Ceci dit, je pense que les efforts du gouvernement en matière d’équipement des FAMa doivent se poursuivre. Viendra en complément l’implication de nos partenaires étrangers de Barkhane et de la Minusma. Nous ne devons en aucun moment perdre de vue que les forces internationales particulièrement les forces françaises Barkhane sont sur notre territoire à notre demande pour nous aider.
Je m’associe à la demande récurrente du président de la République pour rendre le mandat de Barkhane et la Minusma plus robuste, mieux adapté en faveur de plus d’efforts dans le sens de la neutralisation réelle des terroristes. Les résolutions du Dialogue national inclusif constituent également des recettes. L’implication des populations des zones affectées pour aider les FAMa, par les informations et le renseignement, constitue une recette, car les populations, en plus d’être les premières victimes des crises du terrorisme et de l’insécurité, connaissent bien leur zone, sa géographie.
En d’autres termes, les populations maîtrisent leur propre environnement et peuvent mettre à la disposition des FAMa leurs précieuses connaissances du terrain. Cela pourra bien aider nos braves soldats dans leur noble travail patriotique. Entre autres solutions, l’accélération du processus du DDR pourra également contribuer à la stabilisation et à la réconciliation.
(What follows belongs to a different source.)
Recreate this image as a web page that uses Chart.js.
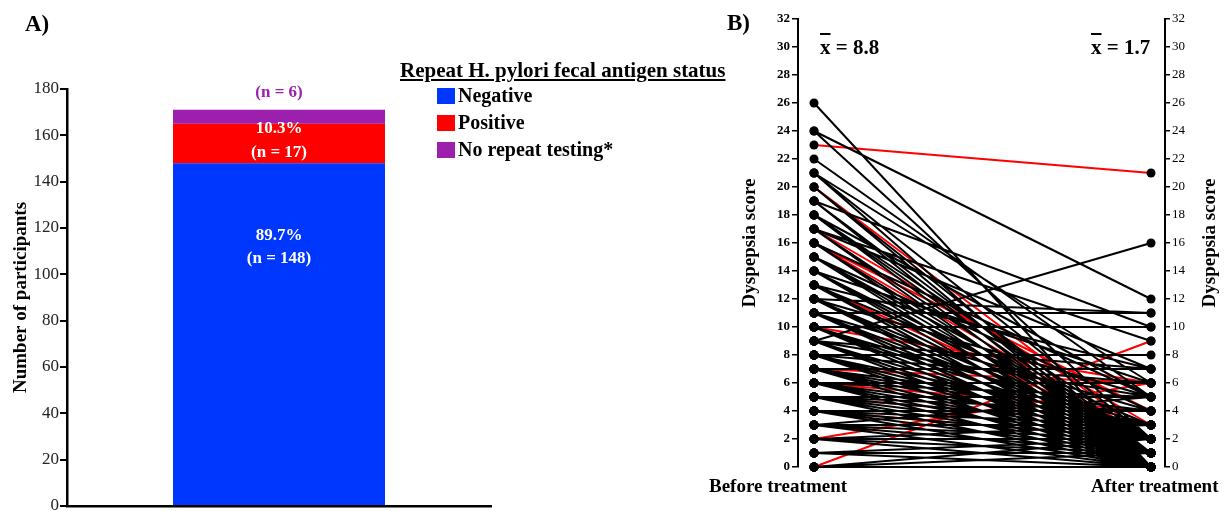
<!DOCTYPE html>
<html>
<head>
<meta charset="utf-8">
<script src="https://cdn.jsdelivr.net/npm/chart.js@4.4.1/dist/chart.umd.min.js"></script>
<style>
    html, body { margin: 0; padding: 0; background: #fff; }
    body {
        width: 1225px; height: 511px; overflow: hidden; position: relative;
        font-family: 'Liberation Serif', 'Times New Roman', serif; color: #000;
    }
    canvas { position: absolute; top: 0; }
    .txt { position: absolute; font-weight: bold; white-space: nowrap; line-height: 1; }
    .bar-x { text-decoration: overline; }
    #legend { position: absolute; left: 400px; top: 60px; font-weight: bold; }
    #legend .title { font-size: 21px; line-height: 1; text-decoration: underline; white-space: nowrap; }
    #legend .items { position: absolute; left: 37px; top: 22px; }
    #legend .row { display: flex; align-items: center; height: 27px; font-size: 20px; line-height: 27px; white-space: nowrap; }
    #legend .sw { width: 18px; height: 16px; margin-right: 3px; }
</style>
</head>
<body>

<canvas id="chartA" width="500" height="525" style="left:0"></canvas>
<canvas id="chartB" width="525" height="525" style="left:700px"></canvas>

<div class="txt" style="left:25px; top:12px; font-size:23px;">A)</div>
<div class="txt" style="left:727px; top:11px; font-size:23px;">B)</div>

<div id="legend">
    <div class="title">Repeat H. pylori fecal antigen status</div>
    <div class="items" id="legendItems"></div>
</div>

<div class="txt" id="meanBefore" style="left:820px; top:37px; font-size:21px;"></div>
<div class="txt" id="meanAfter" style="left:1091px; top:37px; font-size:21px;"></div>
<div class="txt" style="left:709px; top:476px; font-size:19px;">Before treatment</div>
<div class="txt" style="left:1091px; top:476px; font-size:19px;">After treatment</div>

<script>
// ---- Panel A: repeat fecal antigen status ----
const statusLabels = ['Negative', 'Positive', 'No repeat testing*'];
const statusCounts = [148, 17, 6];
const statusColors = ['#0037ff', '#ff0000', '#9c1fae'];

// ---- Panel B: dyspepsia score, one entry per participant ----
// black lines
const beforeNeg = [
    0, 0, 0, 0, 0, 0, 0,
    1, 1, 1, 1, 1, 1,
    2, 2, 2, 2, 2, 2,
    3, 3, 3, 3, 3, 3, 3, 3,
    4, 4, 4, 4, 4, 4, 4, 4,
    5, 5, 5, 5, 5, 5, 5, 5,
    6, 6, 6, 6, 6, 6, 6, 6,
    7, 7, 7, 7, 7, 7, 7, 7,
    8, 8, 8, 8, 8, 8, 8, 8, 8,
    9, 9, 9, 9, 9, 9, 9, 9,
    10, 10, 10, 10, 10, 10, 10,
    11, 11, 11, 11, 11, 11, 11,
    12, 12, 12, 12, 12, 12, 12,
    13, 13, 13, 13, 13,
    14, 14, 14, 14, 14,
    15, 15, 15, 15, 15,
    16, 16, 16, 16,
    17, 17, 17, 17,
    18, 18, 18, 18,
    19, 19, 19, 19,
    20, 20,
    21, 21, 21,
    22,
    24, 24,
    26,
];
const afterNeg = [
    0, 0, 0, 0, 1, 1, 2,
    0, 0, 0, 1, 1, 2,
    0, 0, 1, 1, 2, 3,
    0, 0, 1, 2, 3, 5, 0, 1,
    0, 0, 1, 2, 3, 4, 1, 0,
    0, 0, 1, 2, 3, 4, 5, 0,
    0, 0, 1, 2, 3, 5, 6, 0,
    0, 0, 1, 2, 3, 4, 7, 0,
    0, 0, 1, 2, 3, 6, 8, 1, 0,
    16, 0, 1, 2, 5, 7, 0, 0,
    0, 0, 1, 2, 3, 10, 0,
    0, 0, 1, 2, 4, 11, 0,
    0, 0, 1, 2, 5, 11, 0,
    0, 0, 1, 3, 7,
    0, 0, 1, 2, 6,
    0, 0, 1, 2, 4,
    0, 0, 1, 5,
    0, 1, 7, 9,
    0, 1, 2, 5,
    0, 1, 10, 0,
    0, 1,
    0, 2, 6,
    5,
    12, 2,
    0,
];
// red lines
const beforePos = [23, 20, 17, 16, 16, 13, 10, 7, 6, 5, 4, 2, 0];
const afterPos  = [21, 2, 3, 2, 4, 2, 6, 6, 4, 3, 2, 6, 9];

const meanBefore = '8.8';
const meanAfter = '1.7';

const scoreTicks = { min: 0, max: 32, step: 2 };

const FONT = "'Liberation Serif', 'Times New Roman', serif";

// legend + means (html text)
document.getElementById('legendItems').innerHTML = statusLabels.map((l, i) =>
    `<div class="row"><span class="sw" style="background:${statusColors[i]}"></span>${l}</div>`).join('');
document.getElementById('meanBefore').innerHTML = `<span class="bar-x">x</span> = ${meanBefore}`;
document.getElementById('meanAfter').innerHTML = `<span class="bar-x">x</span> = ${meanAfter}`;

// labels inside / above the stacked bar
const barLabels = {
    id: 'barLabels',
    afterDatasetsDraw(chart) {
        const { ctx } = chart;
        const tested = statusCounts[0] + statusCounts[1];
        ctx.save();
        ctx.font = `bold 17px ${FONT}`;
        ctx.textAlign = 'center';
        ctx.textBaseline = 'middle';
        chart.data.datasets.forEach((ds, i) => {
            const bar = chart.getDatasetMeta(i).data[0];
            const n = statusCounts[i];
            if (i === 2) {
                ctx.fillStyle = statusColors[2];
                ctx.fillText(`(n = ${n})`, bar.x, bar.y - 17);
                return;
            }
            const pct = (n / tested * 100).toFixed(1) + '%';
            ctx.fillStyle = '#fff';
            let y1, y2;
            if (i === 0) {
                y1 = bar.y + 72; y2 = bar.y + 95;
            } else {
                const mid = (bar.y + bar.base) / 2;
                y1 = mid - 15; y2 = mid + 9;
            }
            ctx.fillText(pct, bar.x, y1);
            ctx.fillText(`(n = ${n})`, bar.x, y2);
        });
        ctx.restore();
    },
};

new Chart(document.getElementById('chartA'), {
    type: 'bar',
    data: {
        labels: [''],
        datasets: statusLabels.map((label, i) => ({
            label,
            data: [statusCounts[i]],
            backgroundColor: statusColors[i],
            barPercentage: 0.5,
            categoryPercentage: 1,
            stack: 'status',
        })),
    },
    options: {
        responsive: false,
        animation: false,
        layout: { padding: { top: 89, right: 9, bottom: 19, left: 0 } },
        plugins: { legend: { display: false }, tooltip: { enabled: false } },
        scales: {
            x: {
                stacked: true,
                grid: { display: false },
                ticks: { display: false },
                border: { color: '#000', width: 2.5 },
                afterFit: (s) => { s.height = 0; },
            },
            y: {
                stacked: true,
                min: 0,
                max: 180,
                ticks: { stepSize: 20, color: '#222', padding: 1, font: { family: FONT, size: 17 } },
                grid: { drawOnChartArea: false, color: '#000', lineWidth: 2, tickLength: 7 },
                border: { color: '#000', width: 2.5 },
                title: {
                    display: true,
                    text: 'Number of participants',
                    color: '#000',
                    padding: { top: 10, bottom: 0 },
                    font: { family: FONT, size: 19, weight: 'bold' },
                },
                afterFit: (s) => { s.width = 67; },
            },
        },
    },
    plugins: [barLabels],
});

// ---- Panel B ----
function pairs(before, after) {
    const pts = [];
    before.forEach((b, i) => {
        pts.push({ x: 0, y: b }, { x: 1, y: after[i] }, { x: 0.5, y: null });
    });
    return pts;
}

const rightTitle = {
    id: 'rightTitle',
    afterDraw(chart) {
        const s = chart.scales.y2;
        const { ctx, chartArea } = chart;
        ctx.save();
        ctx.translate(s.right - 15, (chartArea.top + chartArea.bottom) / 2);
        ctx.rotate(-Math.PI / 2);
        ctx.font = `bold 19px ${FONT}`;
        ctx.fillStyle = '#000';
        ctx.textAlign = 'center';
        ctx.textBaseline = 'middle';
        ctx.fillText('Dyspepsia score', 0, 0);
        ctx.restore();
    },
};

const lineStyle = {
    borderWidth: 2,
    pointRadius: 4.5,
    pointBackgroundColor: '#000',
    pointBorderWidth: 0,
    spanGaps: false,
    clip: false,
};

new Chart(document.getElementById('chartB'), {
    type: 'line',
    data: {
        datasets: [
            { ...lineStyle, data: pairs(beforeNeg, afterNeg), borderColor: '#000' },
            { ...lineStyle, data: pairs(beforePos, afterPos), borderColor: '#ff0000' },
        ],
    },
    options: {
        responsive: false,
        animation: false,
        layout: { padding: { top: 19, right: 0, bottom: 58, left: 0 } },
        plugins: { legend: { display: false }, tooltip: { enabled: false } },
        scales: {
            x: { type: 'linear', min: -0.0475, max: 1.0415, display: false },
            y: {
                min: scoreTicks.min,
                max: scoreTicks.max,
                ticks: { stepSize: scoreTicks.step, color: '#000', padding: 2, font: { family: FONT, size: 13, weight: 'bold' } },
                grid: { drawOnChartArea: false, color: '#000', lineWidth: 1.5, tickLength: 6 },
                border: { color: '#000', width: 2 },
                title: {
                    display: true,
                    text: 'Dyspepsia score',
                    color: '#000',
                    padding: { top: 39, bottom: 0 },
                    font: { family: FONT, size: 19, weight: 'bold' },
                },
                afterFit: (s) => { s.width = 98; },
            },
            y2: {
                position: 'right',
                min: scoreTicks.min,
                max: scoreTicks.max,
                ticks: { stepSize: scoreTicks.step, color: '#000', padding: 2, font: { family: FONT, size: 13 } },
                grid: { drawOnChartArea: false, color: '#000', lineWidth: 1.5, tickLength: 5 },
                border: { color: '#000', width: 2 },
                afterFit: (s) => { s.width = 60; },
            },
        },
    },
    plugins: [rightTitle],
});
</script>
</body>
</html>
L’Essor : L’organisation prochaine d’un sommet à Pau en France entre les présidents des pays du G5 Sahel et leur homologue français pourrait-elle être un tournant dans la lutte contre le terrorisme dans cette région?
Oumar Ibrahima Touré : Je crois que c’est très tôt d’anticiper sur ce sommet. Je pense qu’il est mieux indiqué d’en attendre les conclusions et les décisions majeures. Ce que l’on peut néanmoins souhaiter, c’est un échange franc, audacieux entre les pays du G5 Sahel et leur partenaire français pour plus de clarification, de compréhensions mutuelles au profit d’un partenariat respectueux, efficace pour un Sahel de plus en plus sécurisé, plus stable. La lutte contre le terrorisme est forcément une lutte de synergie, de coopération, de mutualisation des efforts. Aucun État, même puissant, ne peut juguler une telle crise et les expériences à travers le monde nous le prouvent à satiété. Espérons donc que le sommet de Pau soit un tournant en matière de propositions et d’actions concrètes, plus innovantes, adaptées aux enjeux réels et besoins réels.
L’Essor : Depuis un moment, on observe la prise de plusieurs initiatives courageuses pour lutter contre la corruption et la délinquance financière. Qu’en pensez-vous et quelles sont les solutions pour lutter contre ces phénomènes qui ralentissent le développement de notre pays ?
Oumar Ibrahima Touré : C’est aussi une initiative à saluer. La corruption et la délinquance financière minent les efforts de développement comme vous l’avez souligné. Elles sapent la justice sociale. Nous ne pouvons donc que saluer ces initiatives, mais elles doivent éviter les mises en scène pour ne pas dire populistes et refléter une vraie volonté. Aussi, elles ne doivent pas être ciblées ou orientées. Cette lutte doit être au-dessus des considérations politiques et partisanes pour refléter l’esprit d’une justice indépendante.
Il faut, également en matière de solutions, des initiatives préventives bien que la sanction soit dissuasive. C’est ainsi, je le pense, que la lutte contre la corruption et la délinquance financière sera plus efficace en œuvrant sur les deux registres, préventif et punitif, le tout dans le respect des droits des personnes interpellées.